## Dataset excerpts
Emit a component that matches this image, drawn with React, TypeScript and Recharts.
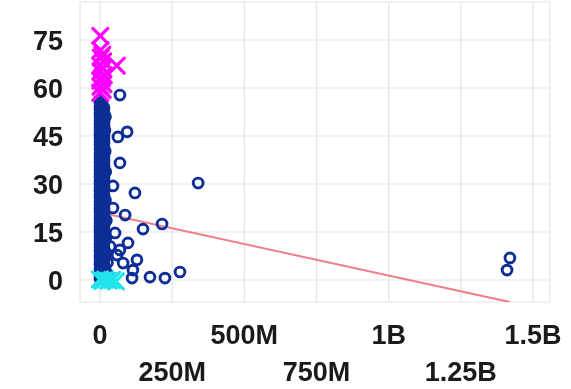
import React from "react";
import {
  ScatterChart,
  Scatter,
  XAxis,
  YAxis,
  CartesianGrid,
} from "recharts";

// x in millions, y
const columnLeftY = [
  0.3, 1.4, 2.6, 3.5, 4.7, 5.8, 6.9, 7.9, 9.1, 10.2, 11.2, 12.4, 13.5, 14.6,
  15.6, 16.8, 17.9, 19.0, 20.1, 21.2, 22.2, 23.4, 24.5, 25.6, 26.7, 27.8, 28.8,
  30.0, 31.1, 32.2, 33.3, 34.3, 35.5, 36.6, 37.7, 38.8, 39.8, 41.0, 42.1, 43.2,
  44.3, 45.3, 46.5, 47.6, 48.7, 49.8, 50.9, 51.9, 53.1, 54.2, 55.3, 56.4,
];
const columnMidY = [
  0.8, 2.0, 3.1, 4.1, 5.3, 6.4, 7.4, 8.6, 9.6, 10.8, 11.9, 12.9, 14.1, 15.2,
  16.2, 17.4, 18.5, 19.5, 20.6, 21.8, 22.9, 23.9, 25.1, 26.1, 27.3, 28.4, 29.4,
  30.6, 31.7, 32.7, 33.9, 35.0, 36.0, 37.1, 38.3, 39.3, 40.4, 41.6, 42.6, 43.7,
  44.9, 45.9, 47.0, 48.1, 49.2, 50.3, 51.4, 52.5, 53.6, 54.7, 55.6,
];
const columnRightY = [
  0.5, 1.9, 3.3, 4.6, 6.1, 7.3, 8.8, 10.1, 11.5, 12.7, 14.2, 15.5, 16.9, 18.2,
  19.6, 20.9, 22.4, 23.6, 25.0, 26.4, 27.7, 29.1, 30.4, 31.8, 33.1, 34.6, 35.8,
  37.2, 38.5, 40.0, 41.3, 42.7, 44.0, 45.4, 46.8, 48.1, 49.4, 50.8, 52.3, 53.8,
];
const scatteredCircles: [number, number][] = [
  [18, 3.2], [22, 8.4], [20, 13.0], [22, 18.6], [19, 24.9], [20, 33.8],
  [18, 40.2], [19, 51.0], [26, 5.5], [30, 1.6], [35, 10.5], [17, 46.8],
  [69, 57.8], [94, 46.3], [62, 44.7], [69, 36.6], [45, 29.4], [121, 27.2],
  [340, 30.3], [45, 22.5], [87, 20.3], [149, 15.9], [215, 17.5], [97, 11.6],
  [69, 9.4], [128, 6.3], [114, 3.1], [111, 0.6], [173, 0.9], [225, 0.6],
  [277, 2.5], [52, 14.7], [59, 7.8], [80, 5.3], [1420, 6.9], [1410, 3.1],
];
const highCrosses: [number, number][] = [
  [1, 58.5], [9, 59.4], [2, 60.4], [12, 61.2], [1, 62.3], [7, 63.1], [13, 64.0],
  [2, 65.2], [9, 66.1], [1, 67.0], [11, 68.3], [3, 69.5], [8, 70.4], [2, 71.8],
  [1, 76.3], [58, 67.0],
];
const zeroCrosses: [number, number][] = [
  [0, 0.2], [8, -0.3], [18, 0.1], [30, -0.2], [42, 0.0], [55, -0.4],
];
const fitX = [0, 1420];
const fitY = [21.1, -6.9];

const xTicks = [0, 250e6, 500e6, 750e6, 1e9, 1.25e9, 1.5e9];
const xTickLabels = ["0", "250M", "500M", "750M", "1B", "1.25B", "1.5B"];
const yTicks = [0, 15, 30, 45, 60, 75];

const toPoints = (list: [number, number][]) =>
  list.map(([x, y]) => ({ x: x * 1e6, y }));

const circleData = [
  ...columnLeftY.map((y) => ({ x: 0, y })),
  ...columnMidY.map((y) => ({ x: 7e6, y })),
  ...columnRightY.map((y) => ({ x: 14e6, y })),
  ...toPoints(scatteredCircles),
];
const fitData = fitX.map((x, i) => ({ x: x * 1e6, y: fitY[i] }));

const BLUE = "#0d2e96";
const FONT = "'Liberation Sans', Arial, sans-serif";

const Ring = (props: any) => (
  <circle
    cx={props.cx}
    cy={props.cy}
    r={4.9}
    fill="none"
    stroke={BLUE}
    strokeWidth={2.9}
  />
);

const makeCross = (color: string) => (props: any) => {
  const { cx, cy } = props;
  const s = 7.5;
  return (
    <g stroke={color} strokeWidth={3.2} strokeLinecap="round">
      <line x1={cx - s} y1={cy - s} x2={cx + s} y2={cy + s} />
      <line x1={cx - s} y1={cy + s} x2={cx + s} y2={cy - s} />
    </g>
  );
};

const XTick = (props: any) => {
  const { x, y, index } = props;
  return (
    <text
      x={x}
      y={y + (index % 2 === 0 ? 33 : 70)}
      textAnchor="middle"
      dominantBaseline="central"
      fill="#1a1a1a"
      fontSize={27}
      fontWeight="bold"
      fontFamily={FONT}
    >
      {xTickLabels[index]}
    </text>
  );
};

export default function App() {
  return (
    <div
      style={{
        position: "absolute",
        left: 0,
        top: 0,
        background: "#fff",
        filter: "blur(0.5px)",
      }}
    >
      <ScatterChart
        width={571}
        height={389}
        margin={{ top: 2, right: 21, bottom: 0, left: 0 }}
      >
        <CartesianGrid stroke="#e3e3e3" strokeWidth={1.2} />
        <XAxis
          type="number"
          dataKey="x"
          domain={[-69.3e6, 1558.8e6]}
          ticks={xTicks}
          interval={0}
          allowDataOverflow
          axisLine={false}
          tickLine={false}
          tickSize={0}
          tickMargin={0}
          height={87}
          tick={<XTick />}
        />
        <YAxis
          type="number"
          dataKey="y"
          domain={[-6.875, 86.875]}
          ticks={yTicks}
          interval={0}
          allowDataOverflow
          axisLine={false}
          tickLine={false}
          tickSize={0}
          tickMargin={17}
          width={80}
          tick={{
            fill: "#1a1a1a",
            fontSize: 27,
            fontWeight: "bold",
            fontFamily: FONT,
          }}
        />
        <Scatter
          data={fitData}
          line={{ stroke: "#ef7f88", strokeWidth: 2 }}
          shape={() => <g />}
          isAnimationActive={false}
        />
        <Scatter data={circleData} shape={Ring} isAnimationActive={false} />
        <Scatter
          data={toPoints(highCrosses)}
          shape={makeCross("#ff00ff")}
          isAnimationActive={false}
        />
        <Scatter
          data={toPoints(zeroCrosses)}
          shape={makeCross("#22e4ea")}
          isAnimationActive={false}
        />
      </ScatterChart>
    </div>
  );
}
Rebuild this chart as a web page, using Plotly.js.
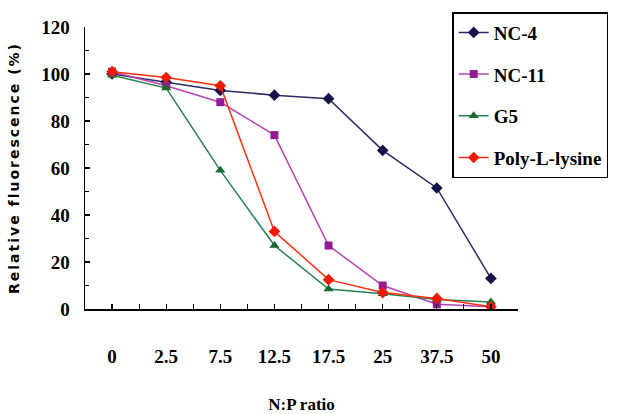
<!DOCTYPE html>
<html>
<head>
<meta charset="utf-8">
<script src="https://cdn.plot.ly/plotly-3.0.1.min.js"></script>
<style>
html,body{margin:0;padding:0;background:#fff;}
#chart{width:620px;height:414px;}
.ytitle{letter-spacing:2px;}
</style>
</head>
<body>
<div id="chart"></div>
<script>
const categories = ['0','2.5','7.5','12.5','17.5','25','37.5','50'];
const nc4   = [100, 96.5, 93, 91, 89.5, 67.5, 51.5, 13];
const nc11  = [101, 95, 88, 74, 27, 10, 2, 1];
const g5    = [99.5, 94, 59, 27, 8.5, 6.5, 4, 3];
const pll   = [101, 98.5, 95, 33, 12.5, 7, 4.5, 1];
const seriesNames = ['NC-4','NC-11','G5','Poly-L-lysine'];

const xi = categories.map((c,i)=>i);
const serif = '"Liberation Serif", "Times New Roman", serif';

function tr(name, y, lineColor, markerColor, symbol, size, grp){
  return {
    x: xi, y: y, name: name, type:'scatter', mode:'lines+markers',
    legendgroup: grp,
    line:{color:lineColor, width:1.5},
    marker:{color:markerColor, symbol:symbol, size:size, line:{width:0}}
  };
}

const data = [
  tr(seriesNames[0], nc4, '#2a2a66', '#14144a', 'diamond', 9, 'a'),
  tr(seriesNames[1], nc11, '#b444b4', '#921c92', 'square', 8, 'b'),
  tr(seriesNames[2], g5, '#2a8050', '#1a6a34', 'triangle-up', 9, 'c'),
  tr(seriesNames[3], pll, '#ff3010', '#ee1a00', 'diamond', 9, 'd')
];

const layout = {
  width:620, height:414,
  margin:{l:85, r:61, t:26, b:105},
  paper_bgcolor:'#fff', plot_bgcolor:'#fff',
  showlegend:true,
  legend:{
    x:0.848, y:1.053, xanchor:'left', yanchor:'top',
    bordercolor:'#000', borderwidth:1.5, bgcolor:'#fff',
    font:{family:serif, size:19, color:'#000', weight:'bold'},
    traceorder:'grouped', tracegroupgap:14, itemwidth:30
  },
  xaxis:{
    range:[-0.5,7.5], tickvals:xi, ticktext:categories,
    showgrid:false, zeroline:false,
    showline:true, linecolor:'#000', linewidth:1.5,
    ticks:'inside', ticklen:5, tickwidth:1.2, tickcolor:'#000',
    minor:{tick0:-0.5, dtick:1, ticks:'inside', ticklen:5, tickwidth:1.2, tickcolor:'#000'},
    ticklabelstandoff:30,
    tickfont:{family:serif, size:19, color:'#000', weight:'bold'},
    title:{text:'N:P ratio', standoff:40, font:{family:serif, size:17, color:'#000', weight:'bold'}}
  },
  yaxis:{
    range:[0,120], dtick:20, tick0:0,
    showgrid:false, zeroline:false,
    showline:true, linecolor:'#000', linewidth:1.5,
    ticks:'inside', ticklen:5, tickwidth:1.2, tickcolor:'#000',
    minor:{dtick:10, ticks:'inside', ticklen:4, tickwidth:1.2, tickcolor:'#000'},
    ticklabelstandoff:10,
    tickfont:{family:serif, size:19, color:'#000', weight:'bold'},
    title:{text:'Relative fluorescence (%)', standoff:18, font:{family:'"DejaVu Sans", sans-serif', size:14, color:'#000', weight:'bold'}}
  }
};

Plotly.newPlot('chart', data, layout, {displayModeBar:false, staticPlot:true});
</script>
</body>
</html>
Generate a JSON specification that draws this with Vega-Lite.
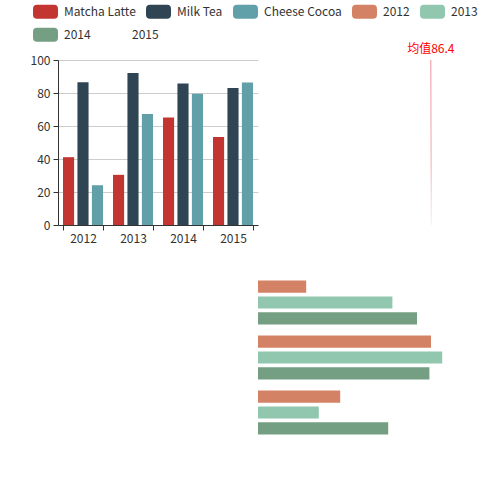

## Brief
Above are the records. Identify each line that contains the word "this".

## Answer in full
Emit a component that matches this image, drawn with React, TypeScript and Recharts.
Rebuild this chart as a web page, using Plotly.js.
Generate a JSON specification that draws this with Vega-Lite.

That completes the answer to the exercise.